The Norwegian professor emeritus of climate strategy, and Club of Rome member, co-authored the seminal 1972 environmental book, the Limits of Growth. It warned about exponential population growth crashing into planetary resource limits. He also lamented in Swedish press recently that global climate efforts are being dangerously delayed: "It is 'profitable' to let the world go to hell."

Yet Randers argues the end of the one-child policy will not result in a baby boom—China has become too rich for that.

​"Chinese women will continue to have few children – like the women of most other countries with reasonable income levels, available health services, and easy access to contraception. In China this trend towards fewer children is accentuated by the high cost of rearing children in mega cities, where most Chinese live. A few will choose to have two children, but most will not."

The giant city of Shanghai, with a staggering 24 million people, has a fertility rate of just 0.7 children per woman, says Randers — well below the replacement rate.

And globally, Randers expects world population to plateau in 2040 at eight billion for the same reason: wealthier citizens reproduce less.

But University of Toronto climate ethicist Paul York still worries about "ecological overshoot"— that's when the earth's biosystems that support human life start to collapse, and mass tragedies start to unfold. “There’s no question we’ve reached that point,” he said Friday.

“The world does need more mechanisms for reducing human populations, but in a way that doesn’t violate human rights. So, for example: contraception, reproductive rights for women, family planning, education — all of those are good.”

And while it's taboo to talk about population control, due to deeply religious and cultural reasons, York says we need to start asking questions.

“It raises the question: is reproduction a human right?”
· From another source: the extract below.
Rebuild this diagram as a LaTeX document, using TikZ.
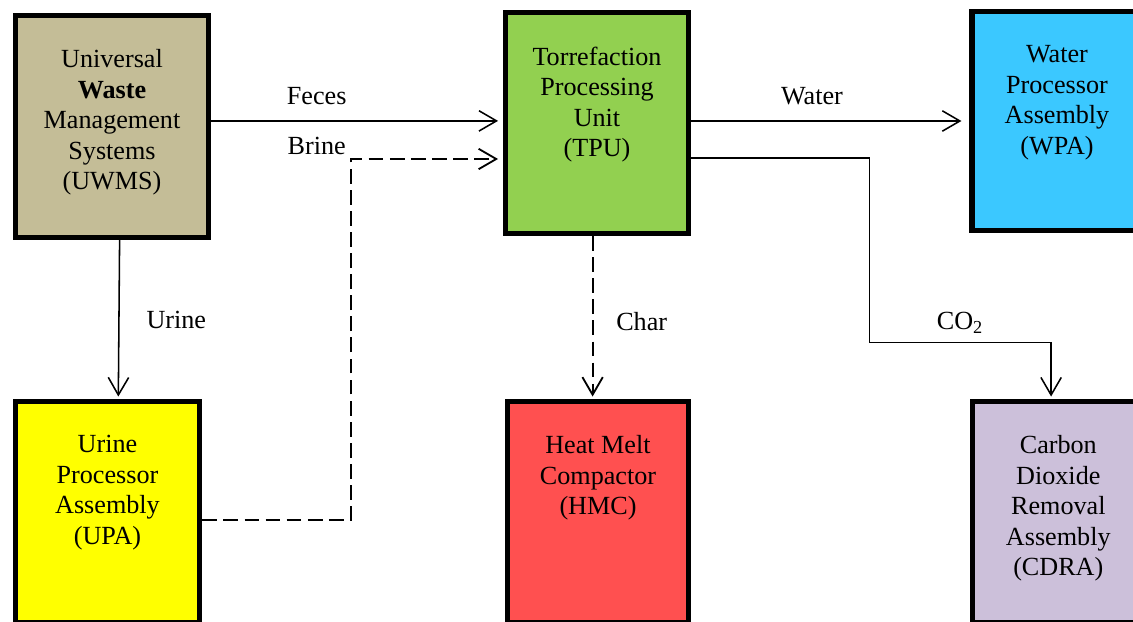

York says the ethical case can be made that limiting children born is more humane than societal collapses from climate-induced humanitarian crisis and wars. Arguably, the Syrian refugee crisis was triggered by climate stresses.

But what about North America?

Sierra Club Canada director Diane Beckett says overpopulation is an issue, but what's more important to consider is: how big is our own ecological footprint?

“It’s very easy for us in North America and Europe to complain about 'these people' in other countries and how many children they have —when we won’t look at our own consumption,” Beckett said from Ottawa.

“We talk about how much climate change is being produced by China —that is because they are producing goods for us in [the west]. They are producing climate change that we should be taking responsibility for.”

Americans and Canadians generate more than double the amount of greenhouse gases than the average Chinese citizen, according to the World Bank.

Randers says China's one-child policy has done what it needed to do.

"[It] has successfully fulfilled its historical task, namely to stabilize the Chinese population at a level which makes it possible for the government to give all Chinese a decent quality of life. The policy has saved the nation from having to care for an extra 400 million people."